* start Dataset extract *

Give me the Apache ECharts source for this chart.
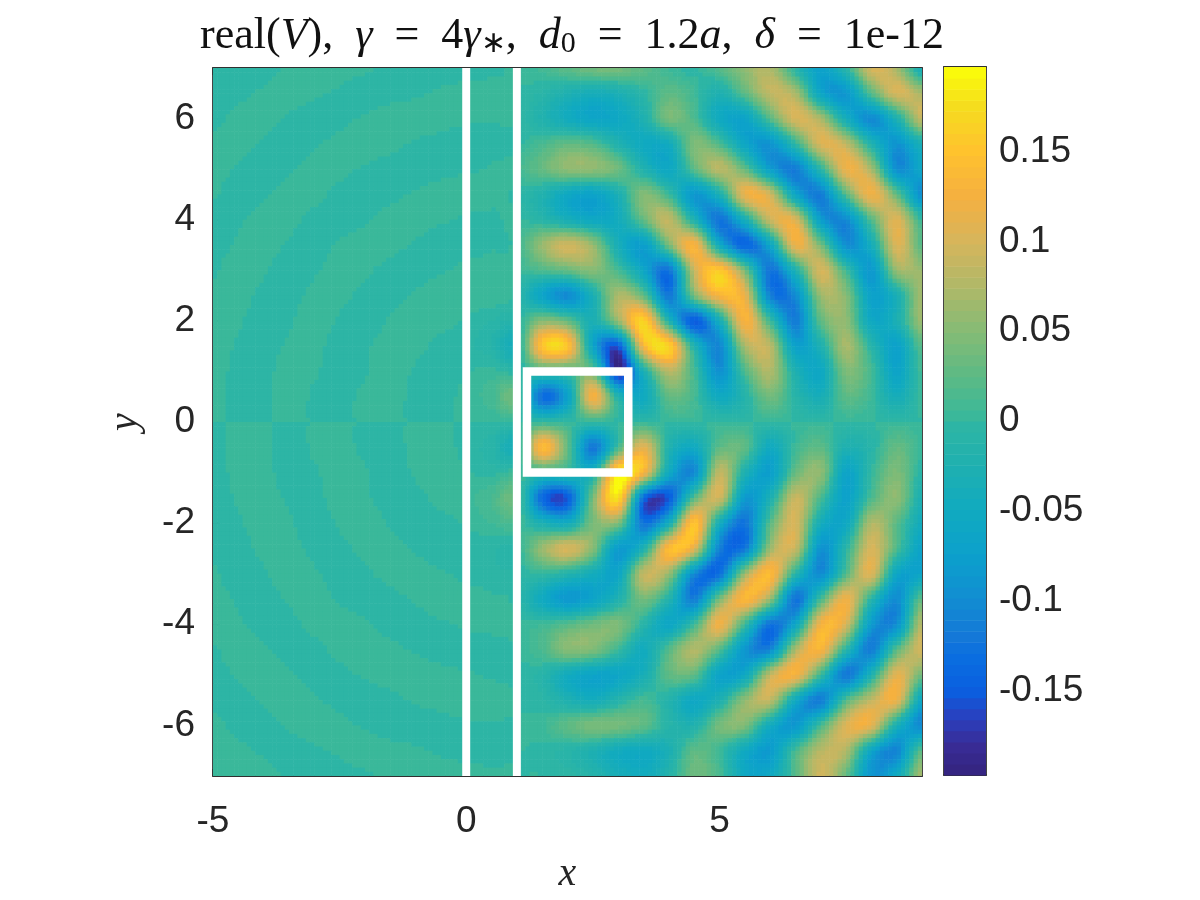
<!DOCTYPE html>
<html><head><meta charset="utf-8">
<style>html,body{margin:0;background:#fff}#c{width:1200px;height:900px}</style>
<script src="https://cdn.jsdelivr.net/npm/echarts@6/dist/echarts.min.js"></script>
</head><body><div id="c"></div>
<script>
// Field values, in thousandths
const xNodes=[-5,-4.5,-4,-3.5,-3,-2.5,-2,-1.5,-1,-0.5,0,0.5,1,1.5,2,2.5,3,3.5,4,4.5,5,5.5,6,6.5,7,7.5,8,8.5,9];
const yNodes=[7,6.5,6,5.5,5,4.5,4,3.5,3,2.5,2,1.5,1,0.5,0,-0.5,-1,-1.5,-2,-2.5,-3,-3.5,-4,-4.5,-5,-5.5,-6,-6.5,-7];
const rowP70=[-5,-5,-3,1,3,3,1,-2,-3,-4,-2,-2,2,8,25,40,42,25,5,-3,20,55,75,-10,-70,-10,100,70,-40];
const rowP65=[-5,-2,1,3,1,-1,-4,-2,-1,1,2,3,0,-8,-25,-38,-30,-5,25,8,-25,25,85,70,-60,-85,20,100,70];
const rowP60=[-2,2,3,-1,-3,-2,1,3,4,2,1,1,0,-20,-45,-62,-55,-25,40,15,-50,-65,20,100,70,-40,-100,-25,90];
const rowP55=[2,3,-1,-4,-1,2,4,2,-1,-2,-4,-4,-2,12,28,18,-20,-50,-45,45,15,-60,-90,-5,100,85,-20,-90,-30];
const rowP50=[3,-1,-4,-1,3,2,-1,-3,-4,-2,-1,1,8,30,55,55,35,-20,-55,20,80,30,-75,-115,-10,115,70,-95,-60];
const rowP45=[1,-4,-1,3,2,-2,-4,-2,1,3,4,3,-3,-20,-55,-68,-30,48,5,-85,-30,115,95,-60,-115,20,120,30,-100];
const rowP40=[-3,-1,3,2,-2,-4,-1,3,3,1,-1,-2,2,-10,-35,-55,-45,30,85,-25,-125,-35,90,105,-75,-100,20,105,0];
const rowP35=[-3,1,3,-1,-4,1,3,2,-1,-4,-3,-1,5,60,95,60,-35,-75,40,130,-50,-140,-60,115,40,-95,-40,105,20];
const rowP30=[-1,4,1,-4,-1,3,1,-2,-3,-1,2,4,3,15,30,50,10,-60,-125,90,155,40,-125,-25,100,5,-85,60,60];
const rowP25=[1,3,-2,-3,2,2,-2,-3,1,4,3,5,-5,-65,-100,-30,70,30,-120,40,130,115,-110,-100,60,50,-70,-30,70];
const rowP20=[3,1,-4,-1,4,-1,-4,1,4,2,-1,-6,-10,50,30,-30,60,165,-20,-150,-40,130,5,-115,25,55,-55,-30,65];
const rowP15=[4,-1,-3,1,2,-3,-1,3,2,-2,-4,-12,-28,150,150,-60,-150,130,165,-20,-105,70,80,-70,-25,70,-10,-70,25];
const rowP10=[3,-2,-2,3,1,-4,-1,4,-1,-5,-1,3,-5,5,10,35,-185,-30,80,10,-95,15,75,-25,-55,45,10,-65,10];
const rowP05=[3,-2,-2,3,-1,-3,2,3,-2,-3,3,10,28,-130,-70,125,-20,-50,30,10,-50,-15,40,-10,-35,25,5,-40,5];
const rowZ00=[0,0,0,0,0,0,0,0,0,0,0,0,0,0,0,0,0,0,0,0,0,0,0,0,0,0,0,0,0];
const rowN05=[-3,2,2,-3,1,3,-2,-3,2,3,-3,-10,-28,140,30,-120,10,110,-20,-50,25,25,-50,5,25,-25,-10,30,3];
const rowN10=[-3,2,2,-3,-1,4,1,-4,1,5,1,-3,5,-5,-10,-30,185,130,-50,-100,85,-25,-75,30,55,-65,0,45,-10];
const rowN15=[-4,1,3,-1,-2,3,1,-3,-2,2,4,12,25,-135,-150,40,175,-130,-150,20,95,-80,-30,90,15,-70,15,55,-30];
const rowN20=[-3,-1,4,1,-4,1,4,-1,-4,-2,1,6,12,-30,-45,40,45,-125,-40,150,-40,-125,20,100,-40,-55,75,25,-45];
const rowN25=[-1,-3,2,3,-2,-2,2,3,-1,-4,-3,-5,-5,60,100,50,-80,-25,140,110,-110,-120,60,90,-90,-10,100,15,-70];
const rowN30=[1,-4,-1,4,1,-3,-1,2,3,1,-2,-4,-5,0,-15,-40,-60,85,60,-100,-130,60,140,-10,-100,20,105,-60,-65];
const rowN35=[3,-1,-3,1,4,-1,-3,-2,1,4,3,1,-5,-50,-85,-65,-25,40,-15,-115,40,135,60,-125,10,120,-10,-100,30];
const rowN40=[3,1,-3,-2,2,4,1,-3,-3,-1,1,2,3,5,20,35,45,-10,-60,5,120,5,-125,-60,125,100,-80,-95,85];
const rowN45=[-1,4,1,-3,-2,2,4,2,-1,-3,-4,-3,0,15,50,45,5,-45,20,75,20,-85,-105,70,130,-10,-115,20,100];
const rowN50=[-3,1,4,1,-3,-2,1,3,4,2,1,-1,-2,-10,-45,-65,-60,-35,25,25,-65,-55,85,125,5,-120,-25,110,35];
const rowN55=[-2,-3,1,4,1,-2,-4,-2,1,2,4,4,0,-5,-25,-40,-15,10,-15,-55,-25,55,85,-50,-115,15,85,115,-60];
const rowN60=[2,-2,-3,1,3,2,-1,-3,-4,-2,-1,-1,0,5,25,42,40,25,-10,-20,40,45,-45,-85,10,105,110,-30,-105];
const rowN65=[5,2,-1,-3,-1,1,4,2,1,-1,-2,-3,0,-2,-10,-25,-45,-50,-30,25,5,-50,-80,10,80,75,-60,-105,25];
const rowN70=[5,5,3,-1,-3,-3,-1,2,3,4,2,2,0,0,-3,-15,-35,-45,-15,35,15,-55,-55,20,95,30,-90,-50,70];
const fieldRows=[rowP70,rowP65,rowP60,rowP55,rowP50,rowP45,rowP40,rowP35,rowP30,rowP25,rowP20,rowP15,rowP10,rowP05,rowZ00,rowN05,rowN10,rowN15,rowN20,rowN25,rowN30,rowN35,rowN40,rowN45,rowN50,rowN55,rowN60,rowN65,rowN70];

const xTicks=[-5,0,5];
const yTicks=[-6,-4,-2,0,2,4,6];
const barTicks=[-0.15,-0.1,-0.05,0,0.05,0.1,0.15];
const wallX=[0,1];
const wallY=[-7,7];
const boxX=[1.2,3.2,3.2,1.2,1.2];
const boxY=[1,1,-1,-1,1];
const valueMin=-197, valueMax=197, levels=64;

// colour map, sampled from the reference colour bar
const mapStops=[[-197,'#34247d'],[-180,'#382c96'],[-165,'#2a3fbe'],[-150,'#0a5fe0'],[-130,'#0a6fe0'],[-120,'#1478d8'],[-100,'#128cd2'],[-75,'#0ca0cc'],[-50,'#10aac0'],[-25,'#1fb0b0'],[-3,'#2db5a5'],[3,'#3ab89a'],[25,'#5cba85'],[50,'#85bb75'],[75,'#b0b868'],[100,'#d6b55c'],[125,'#f5b040'],[150,'#ffc22e'],[175,'#f5dc1e'],[197,'#fbff08']];
function hex(c){return [1,3,5].map(i=>parseInt(c.substr(i,2),16));}
function mapColor(v){
  for(let k=0;k<mapStops.length-1;k++){
    const a=mapStops[k],b=mapStops[k+1];
    if(v<=b[0]){
      const t=Math.max(0,(v-a[0])/(b[0]-a[0])),p=hex(a[1]),q=hex(b[1]);
      return 'rgb('+p.map((u,n)=>Math.round(u+(q[n]-u)*t)).join(',')+')';
    }
  }
  return mapStops[mapStops.length-1][1];
}
const levelStep=(valueMax-valueMin)/levels;
const palette=[];
for(let i=0;i<levels;i++)palette.push(mapColor(valueMin+(i+0.5)*levelStep));
function levelOf(v){return Math.max(0,Math.min(levels-1,Math.floor((v-valueMin)/levelStep)));}

const fieldData=[];
yNodes.forEach((y,j)=>xNodes.forEach((x,i)=>fieldData.push([x,y,fieldRows[j][i],i,j])));
const barData=palette.map((c,i)=>[0,(valueMin+i*levelStep)/1000,i]);

// smooth shading of each read cell, as the source plot was shaded
const shade=6;
function cr(t){const t2=t*t,t3=t2*t;return [-0.5*t3+t2-0.5*t,1.5*t3-2.5*t2+1,-1.5*t3+2*t2+0.5*t,0.5*t3-0.5*t2];}
const weights=[];for(let m=0;m<shade;m++)weights.push(cr((m+0.5)/shade));
function at(j,i){return fieldRows[Math.max(0,Math.min(yNodes.length-1,j))][Math.max(0,Math.min(xNodes.length-1,i))];}
function renderField(params,api){
  const i=api.value(3),j=api.value(4);
  if(i>=xNodes.length-1||j>=yNodes.length-1)return null;
  const x0=xNodes[i],x1=xNodes[i+1],y0=yNodes[j],y1=yNodes[j+1];
  const children=[];
  for(let m=0;m<shade;m++)for(let n=0;n<shade;n++){
    let v=0;
    for(let a=0;a<4;a++)for(let b=0;b<4;b++)v+=weights[n][a]*weights[m][b]*at(j+a-1,i+b-1);
    const p=api.coord([x0+(x1-x0)*m/shade,y0+(y1-y0)*n/shade]);
    const q=api.coord([x0+(x1-x0)*(m+1)/shade,y0+(y1-y0)*(n+1)/shade]);
    children.push({type:'rect',shape:{x:p[0],y:p[1],width:q[0]-p[0]+0.6,height:q[1]-p[1]+0.6},style:{fill:palette[levelOf(v)]},silent:true});
  }
  return {type:'group',children};
}
function renderBar(params,api){
  const lo=api.value(1),k=api.value(2);
  const p=api.coord([0,lo+levelStep/1000]),q=api.coord([1,lo]);
  return {type:'rect',shape:{x:p[0],y:p[1],width:q[0]-p[0],height:q[1]-p[1]+0.6},style:{fill:palette[k]}};
}

const ink='#303030';
const tickFont={color:'#262626',fontFamily:'Liberation Sans',fontSize:37};
const nameFont={color:'#262626',fontFamily:'Liberation Serif',fontStyle:'italic',fontSize:40};
const axisLine={show:true,onZero:false,lineStyle:{color:ink,width:1.8}};
const serif={fontFamily:'Liberation Serif',fontWeight:'normal',fontSize:44,color:'#111',lineHeight:50};
const chart=echarts.init(document.getElementById('c'),null,{renderer:'canvas'});
chart.setOption({
  animation:false,
  backgroundColor:'#fff',
  title:{
    text:'{r|real(}{i|V}{r|),  }{i|γ}{r|  =  4}{i|γ}{s|∗}{r|,  }{i|d}{s|0}{r|  =  1.2}{i|a}{r|,  }{i|δ}{r|  =  1e-12}',
    left:567,top:6,textAlign:'center',
    textStyle:{fontWeight:'normal',rich:{r:serif,i:Object.assign({},serif,{fontStyle:'italic'}),s:Object.assign({},serif,{fontSize:30,lineHeight:null,padding:[16,0,0,0]})}}
  },
  grid:[
    {left:213,top:68,width:709,height:708,show:false},
    {left:944,top:67,width:42,height:708,show:false}
  ],
  xAxis:[
    {type:'value',gridIndex:0,min:-5,max:9,position:'bottom',name:'x',nameLocation:'middle',nameGap:78,nameTextStyle:nameFont,axisLine,splitLine:{show:false},
     axisTick:{show:true,inside:true,length:7,customValues:xTicks,lineStyle:{color:ink,width:1.5}},axisLabel:{customValues:xTicks,margin:27,...tickFont}},
    {type:'value',gridIndex:0,min:-5,max:9,position:'top',axisLine,splitLine:{show:false},
     axisTick:{show:true,inside:true,length:7,customValues:xTicks,lineStyle:{color:ink,width:1.5}},axisLabel:{show:false}},
    {type:'value',gridIndex:1,min:0,max:1,position:'bottom',axisLine,splitLine:{show:false},axisTick:{show:false},axisLabel:{show:false}},
    {type:'value',gridIndex:1,min:0,max:1,position:'top',axisLine,splitLine:{show:false},axisTick:{show:false},axisLabel:{show:false}}
  ],
  yAxis:[
    {type:'value',gridIndex:0,min:-7,max:7,position:'left',name:'y',nameLocation:'middle',nameGap:68,nameRotate:90,nameTextStyle:nameFont,axisLine,splitLine:{show:false},
     axisTick:{show:true,inside:true,length:7,customValues:yTicks,lineStyle:{color:ink,width:1.5}},axisLabel:{customValues:yTicks,margin:18,padding:[10,0,0,0],...tickFont}},
    {type:'value',gridIndex:0,min:-7,max:7,position:'right',axisLine,splitLine:{show:false},
     axisTick:{show:true,inside:true,length:7,customValues:yTicks,lineStyle:{color:ink,width:1.5}},axisLabel:{show:false}},
    {type:'value',gridIndex:1,min:valueMin/1000,max:valueMax/1000,position:'left',axisLine,splitLine:{show:false},axisTick:{show:false},axisLabel:{show:false}},
    {type:'value',gridIndex:1,min:valueMin/1000,max:valueMax/1000,position:'right',axisLine,splitLine:{show:false},
     axisTick:{show:true,inside:true,length:8,customValues:barTicks,lineStyle:{color:ink,width:1.5}},axisLabel:{customValues:barTicks,margin:13,padding:[10,0,0,0],formatter:v=>String(v),...tickFont}}
  ],
  series:[
    {type:'custom',xAxisIndex:0,yAxisIndex:0,coordinateSystem:'cartesian2d',clip:true,silent:true,z:1,progressive:0,renderItem:renderField,data:fieldData,encode:{x:0,y:1}},
    {type:'line',xAxisIndex:0,yAxisIndex:0,z:3,symbol:'none',silent:true,lineStyle:{color:'#fff',width:8},data:wallY.map(y=>[wallX[0],y])},
    {type:'line',xAxisIndex:0,yAxisIndex:0,z:3,symbol:'none',silent:true,lineStyle:{color:'#fff',width:8},data:wallY.map(y=>[wallX[1],y])},
    {type:'line',xAxisIndex:0,yAxisIndex:0,z:3,symbol:'none',silent:true,lineStyle:{color:'#fff',width:8.5,cap:'square',join:'miter'},data:boxX.map((x,i)=>[x,boxY[i]])},
    {type:'custom',xAxisIndex:2,yAxisIndex:3,coordinateSystem:'cartesian2d',silent:true,z:1,renderItem:renderBar,data:barData,encode:{x:0,y:1}}
  ]
});
</script></body></html>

* end Dataset extract *

Objective> Copy down every line of the material above that includes the string "source".

Exercise solution>
Give me the Apache ECharts source for this chart.
// smooth shading of each read cell, as the source plot was shaded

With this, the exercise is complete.